An advert is considered misleading if it contains a false statement of fact, creates a false impression, conceals or leaves out important facts, or promises something it has no intention of carrying out.

Who's responsible?

A coin put into a piggy bank

For non-credit ads, speak to the FSA

Advertising Standards Authority

The Advertising Standards Authority (ASA) has the power to investigate all kinds of advertising, and often deals with financial adverts. 

In 2008 the Advertising Standards Authority (ASA) received the highest number of complaints (26,433) about a record number (15,556) of ads with a 27% increase in the number of formal upheld rulings. Misleading claims in ads accounted for over 45% (12,942) of the complaints.

Responding to the economic downturn, the ASA has placed a greater emphasis on issues that have the potential to seriously affect consumers such as financial advertisements and price comparisons.

As of March 2011, the ASA extended their remit to all online content. Previously they just covered online advertising in paid-for space. The new remit is defined as anything 'directly connected with the supply or transfer of goods or services', or in the case of charities, solicitations or funds. This means they can pick up malpractice on company's social network profiles such as Twitter and Facebook and on company websites.

Although, when it comes to financial ads, the ASA primarily deals with television and radio and issues of taste and decency, it is a good first stop if you have a complaint about an ad as it will pass on any it can't deal with to the relevant body.

Office of Fair Trading

The Office of Fair Trading (OFT) deals with complaints involving credit. However, it recommends you report them first to the Trading Standards Institute.

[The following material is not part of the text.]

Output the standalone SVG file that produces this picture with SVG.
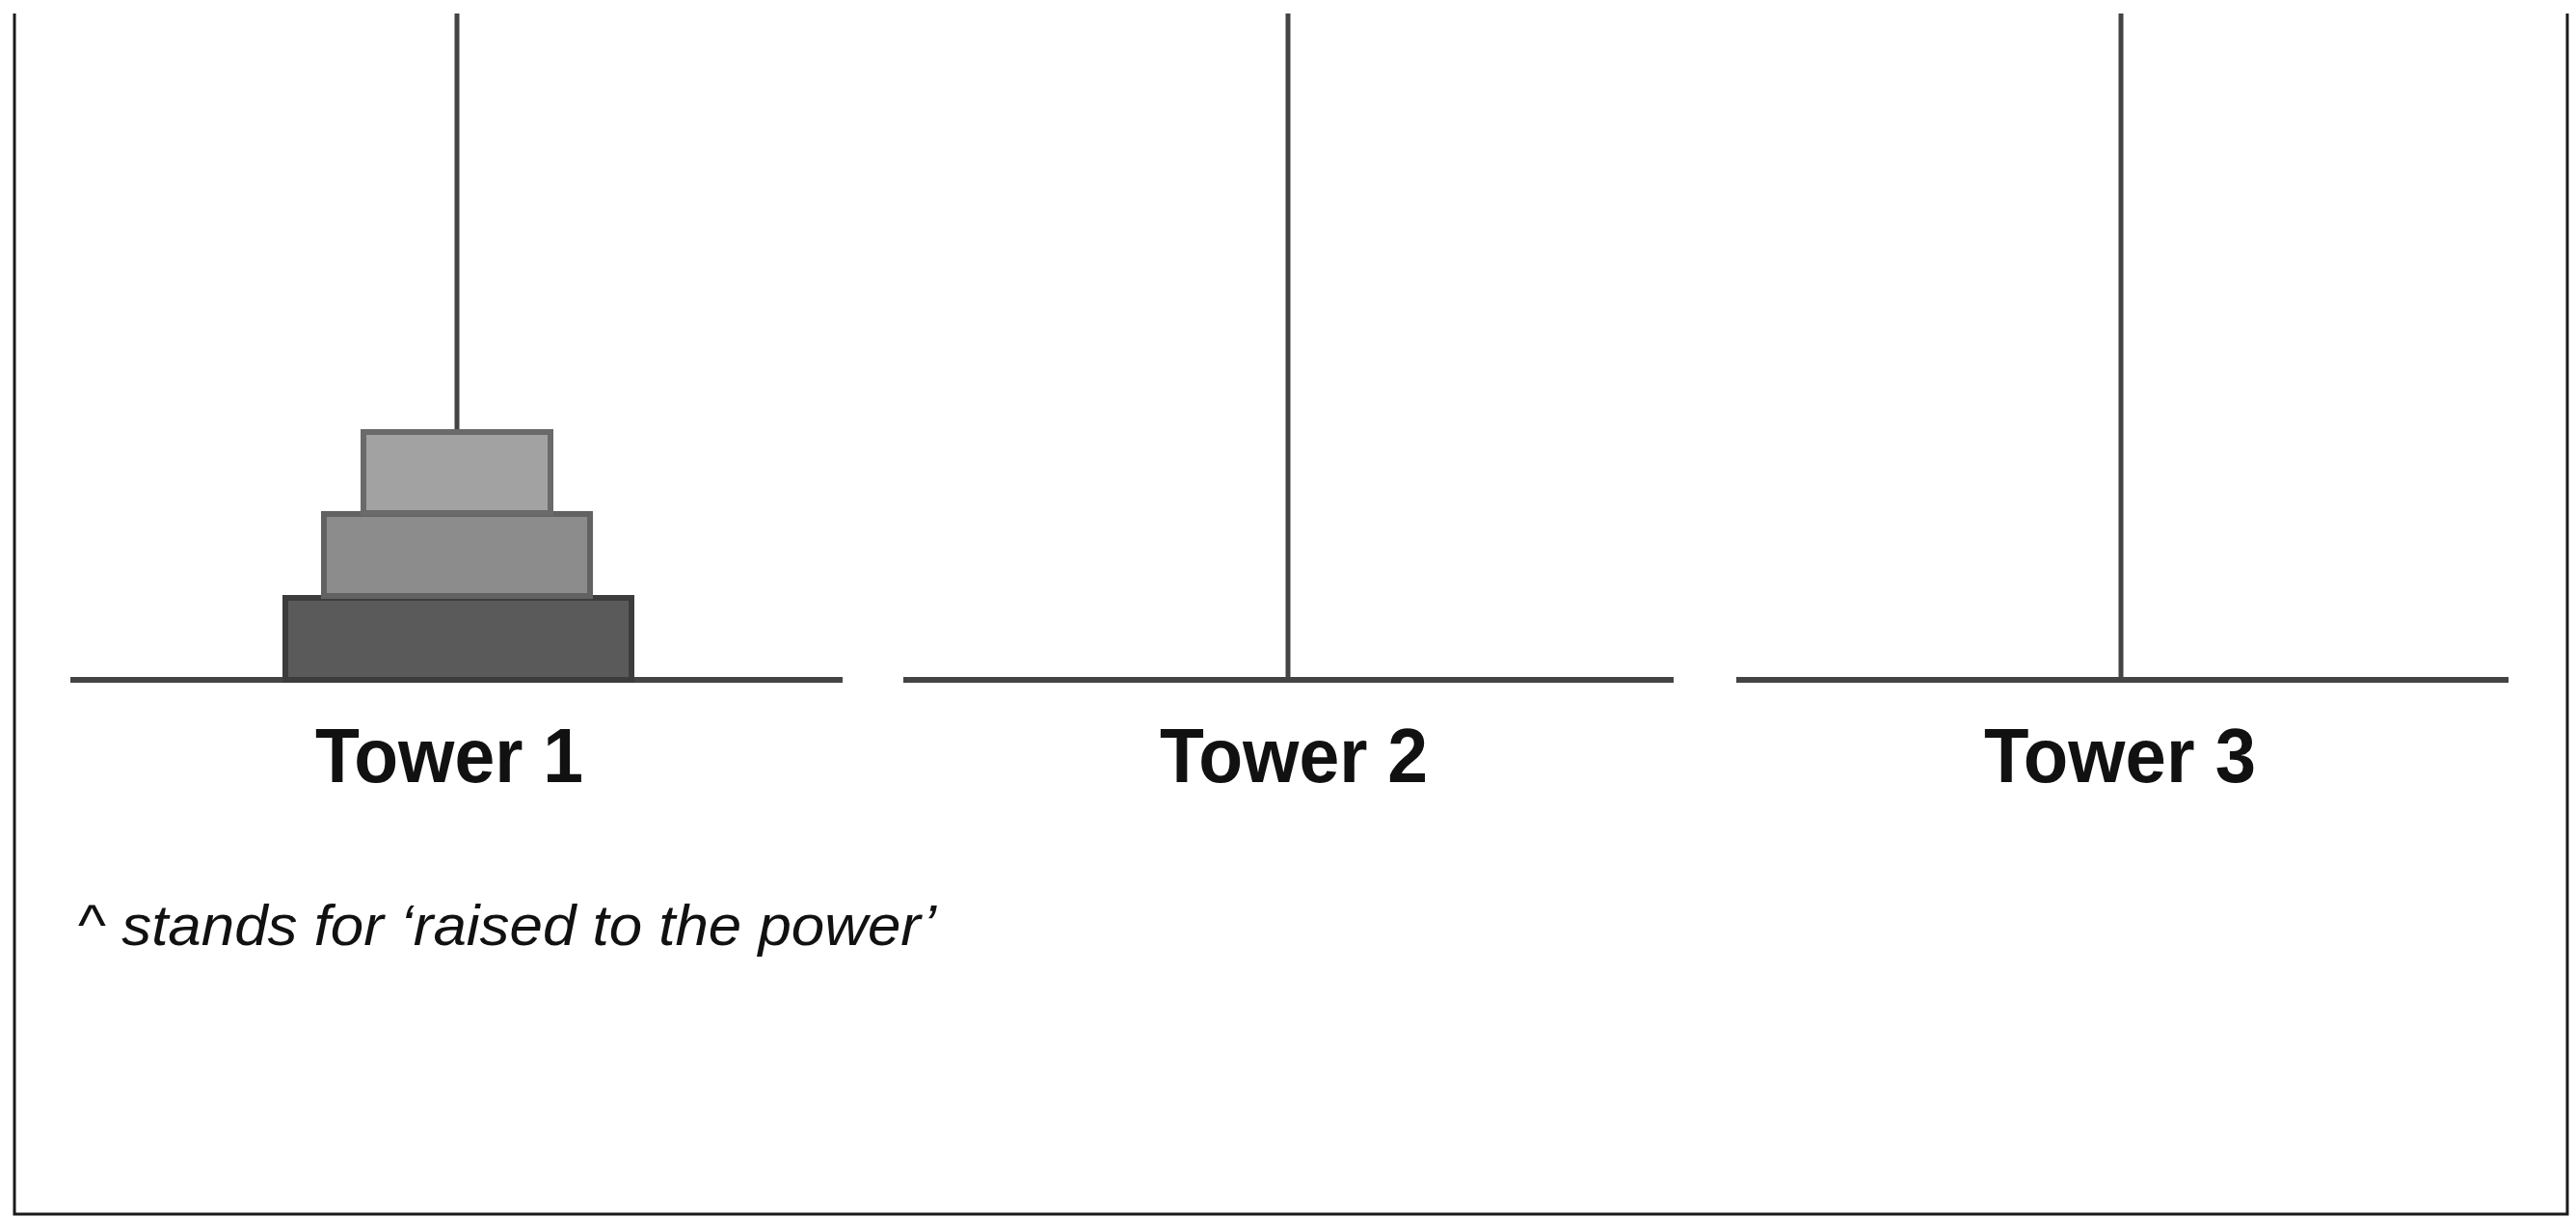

The OFT will often publicly name a company that produces a misleading ad. In March 2007, for instance, it demanded the One Stop Money Shop change its advertising to improve transparency, putting details of the case on its website.

The OFT also has powers of enforcement, including the ability to take traders to court.

Financial Services Authority

The FSA oversees the advertising for most financial products and services, and for financial advice about these products and services. If it finds that a firm has produced a misleading advertisement, it can take action – this can range from asking the company to change the ad to issuing a fine.

Over the past two years, the FSA has investigated more than 930 cases of potentially misleading advertising. In 60% of cases, adverts were swiftly amended or withdrawn. However, the FSA won't name any of the companies that issue misleading financial promotions, which it uncovers in its investigation into firms, or in response to a complaint.

In 2012, the FSA will be divided into three new bodies the Financial Conduct Authority (FCA) will operate as a consumer champion, alongside two other regulation bodies; the Prudential Regulatory Authority and the Financial Policy Committee.

Following pressure from Which? the government has announced that the new FCA will name the firms involved when it requires them to amend or withdraw a financial advert. This will provide an extra incentive for firms to get it right first time to avoid being named and shamed by the FCA.